-- Records for this exercise start --

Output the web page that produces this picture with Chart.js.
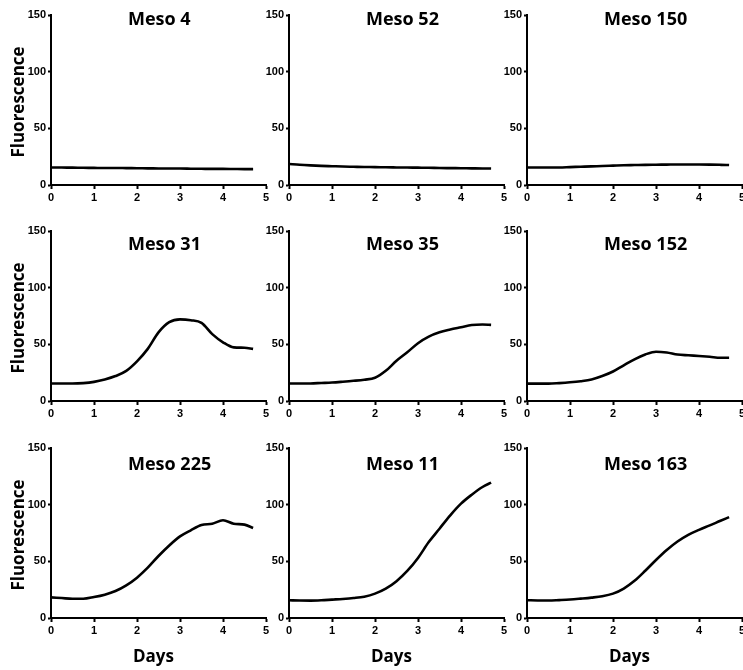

-- Records for this exercise end --
-- Records for this exercise start --

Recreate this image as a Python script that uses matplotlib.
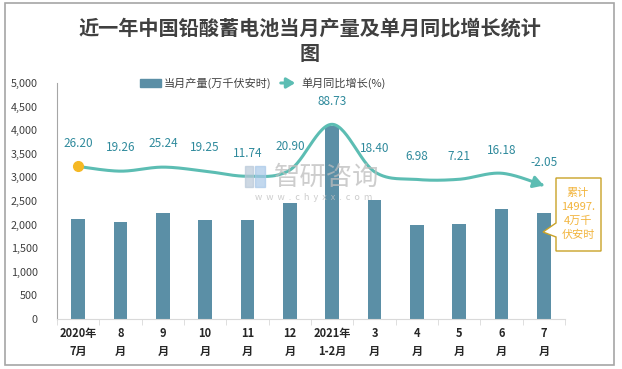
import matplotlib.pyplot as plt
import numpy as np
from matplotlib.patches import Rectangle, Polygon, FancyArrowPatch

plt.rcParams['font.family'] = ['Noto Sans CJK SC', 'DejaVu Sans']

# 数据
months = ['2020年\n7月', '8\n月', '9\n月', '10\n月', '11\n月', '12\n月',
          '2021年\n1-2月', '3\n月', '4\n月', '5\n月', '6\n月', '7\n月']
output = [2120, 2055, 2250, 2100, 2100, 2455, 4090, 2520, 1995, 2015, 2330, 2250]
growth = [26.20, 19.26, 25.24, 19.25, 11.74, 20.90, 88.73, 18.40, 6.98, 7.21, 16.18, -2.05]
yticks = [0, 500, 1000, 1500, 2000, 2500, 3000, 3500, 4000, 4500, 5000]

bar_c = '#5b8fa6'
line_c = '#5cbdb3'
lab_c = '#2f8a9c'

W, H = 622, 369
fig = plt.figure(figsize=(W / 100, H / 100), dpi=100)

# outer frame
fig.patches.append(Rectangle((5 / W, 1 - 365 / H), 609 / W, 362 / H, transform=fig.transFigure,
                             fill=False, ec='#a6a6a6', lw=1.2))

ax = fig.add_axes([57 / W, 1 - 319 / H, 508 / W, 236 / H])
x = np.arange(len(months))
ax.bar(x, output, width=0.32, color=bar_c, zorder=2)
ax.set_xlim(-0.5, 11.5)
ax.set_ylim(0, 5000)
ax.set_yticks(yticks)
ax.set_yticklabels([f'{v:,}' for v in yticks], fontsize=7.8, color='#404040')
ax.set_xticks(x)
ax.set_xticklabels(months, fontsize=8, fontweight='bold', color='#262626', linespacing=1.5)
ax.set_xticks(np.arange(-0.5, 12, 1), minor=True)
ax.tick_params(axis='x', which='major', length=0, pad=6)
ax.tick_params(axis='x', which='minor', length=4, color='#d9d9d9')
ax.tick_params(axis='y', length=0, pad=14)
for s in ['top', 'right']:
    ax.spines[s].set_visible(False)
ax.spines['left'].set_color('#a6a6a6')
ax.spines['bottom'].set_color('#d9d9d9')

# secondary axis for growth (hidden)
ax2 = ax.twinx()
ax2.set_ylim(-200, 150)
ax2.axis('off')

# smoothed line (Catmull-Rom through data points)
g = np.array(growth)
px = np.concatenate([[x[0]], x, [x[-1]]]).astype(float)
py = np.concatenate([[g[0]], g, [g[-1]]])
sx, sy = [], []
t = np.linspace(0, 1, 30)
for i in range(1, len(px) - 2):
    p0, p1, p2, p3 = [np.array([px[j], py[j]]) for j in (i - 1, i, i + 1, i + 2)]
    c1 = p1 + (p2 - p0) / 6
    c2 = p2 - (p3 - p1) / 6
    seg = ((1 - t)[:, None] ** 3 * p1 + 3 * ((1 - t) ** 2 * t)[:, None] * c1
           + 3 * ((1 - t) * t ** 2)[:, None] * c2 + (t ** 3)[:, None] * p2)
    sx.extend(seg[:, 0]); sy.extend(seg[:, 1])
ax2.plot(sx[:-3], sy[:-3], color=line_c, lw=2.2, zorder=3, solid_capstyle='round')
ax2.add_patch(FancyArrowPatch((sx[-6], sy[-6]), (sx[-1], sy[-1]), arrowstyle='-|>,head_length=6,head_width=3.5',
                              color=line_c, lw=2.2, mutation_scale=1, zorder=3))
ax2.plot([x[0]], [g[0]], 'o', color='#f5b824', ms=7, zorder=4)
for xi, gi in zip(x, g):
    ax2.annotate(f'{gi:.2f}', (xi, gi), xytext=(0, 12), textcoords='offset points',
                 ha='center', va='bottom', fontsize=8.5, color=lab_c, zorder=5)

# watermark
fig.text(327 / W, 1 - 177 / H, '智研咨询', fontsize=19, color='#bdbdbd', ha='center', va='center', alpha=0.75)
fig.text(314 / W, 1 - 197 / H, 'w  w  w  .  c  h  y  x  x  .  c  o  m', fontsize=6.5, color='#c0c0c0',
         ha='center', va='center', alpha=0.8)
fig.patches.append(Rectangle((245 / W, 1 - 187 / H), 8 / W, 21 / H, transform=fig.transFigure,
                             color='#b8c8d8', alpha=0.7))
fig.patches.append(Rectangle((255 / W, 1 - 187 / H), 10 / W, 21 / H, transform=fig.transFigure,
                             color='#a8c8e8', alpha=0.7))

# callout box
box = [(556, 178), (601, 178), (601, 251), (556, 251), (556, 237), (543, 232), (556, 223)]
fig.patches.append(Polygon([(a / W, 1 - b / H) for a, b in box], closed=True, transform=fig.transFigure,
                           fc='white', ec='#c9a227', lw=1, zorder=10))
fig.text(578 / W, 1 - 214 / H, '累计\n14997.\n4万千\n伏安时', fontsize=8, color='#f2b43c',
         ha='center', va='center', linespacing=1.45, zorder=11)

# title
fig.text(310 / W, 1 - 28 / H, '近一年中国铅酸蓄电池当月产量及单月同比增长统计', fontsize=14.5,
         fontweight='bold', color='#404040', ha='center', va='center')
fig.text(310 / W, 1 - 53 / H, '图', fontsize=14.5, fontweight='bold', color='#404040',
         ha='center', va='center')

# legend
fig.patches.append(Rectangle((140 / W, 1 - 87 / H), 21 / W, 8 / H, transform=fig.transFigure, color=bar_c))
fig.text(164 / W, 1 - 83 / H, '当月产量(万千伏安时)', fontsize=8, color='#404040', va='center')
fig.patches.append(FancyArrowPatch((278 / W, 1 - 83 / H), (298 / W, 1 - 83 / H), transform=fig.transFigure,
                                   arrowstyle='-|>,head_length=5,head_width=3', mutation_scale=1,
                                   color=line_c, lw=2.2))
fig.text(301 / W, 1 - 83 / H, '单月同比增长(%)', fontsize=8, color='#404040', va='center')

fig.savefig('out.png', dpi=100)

-- Records for this exercise end --

▶ [Problem requirements]
Print out, exactly and with nothing added, the lines starting at the line holding "Recreate this image" and ending at the line holding "lab_c = '#2f8a9c'", minus any pictures.

▶ [Answer to this problem]
Recreate this image as a Python script that uses matplotlib.
import matplotlib.pyplot as plt
import numpy as np
from matplotlib.patches import Rectangle, Polygon, FancyArrowPatch

plt.rcParams['font.family'] = ['Noto Sans CJK SC', 'DejaVu Sans']

# 数据
months = ['2020年\n7月', '8\n月', '9\n月', '10\n月', '11\n月', '12\n月',
          '2021年\n1-2月', '3\n月', '4\n月', '5\n月', '6\n月', '7\n月']
output = [2120, 2055, 2250, 2100, 2100, 2455, 4090, 2520, 1995, 2015, 2330, 2250]
growth = [26.20, 19.26, 25.24, 19.25, 11.74, 20.90, 88.73, 18.40, 6.98, 7.21, 16.18, -2.05]
yticks = [0, 500, 1000, 1500, 2000, 2500, 3000, 3500, 4000, 4500, 5000]

bar_c = '#5b8fa6'
line_c = '#5cbdb3'
lab_c = '#2f8a9c'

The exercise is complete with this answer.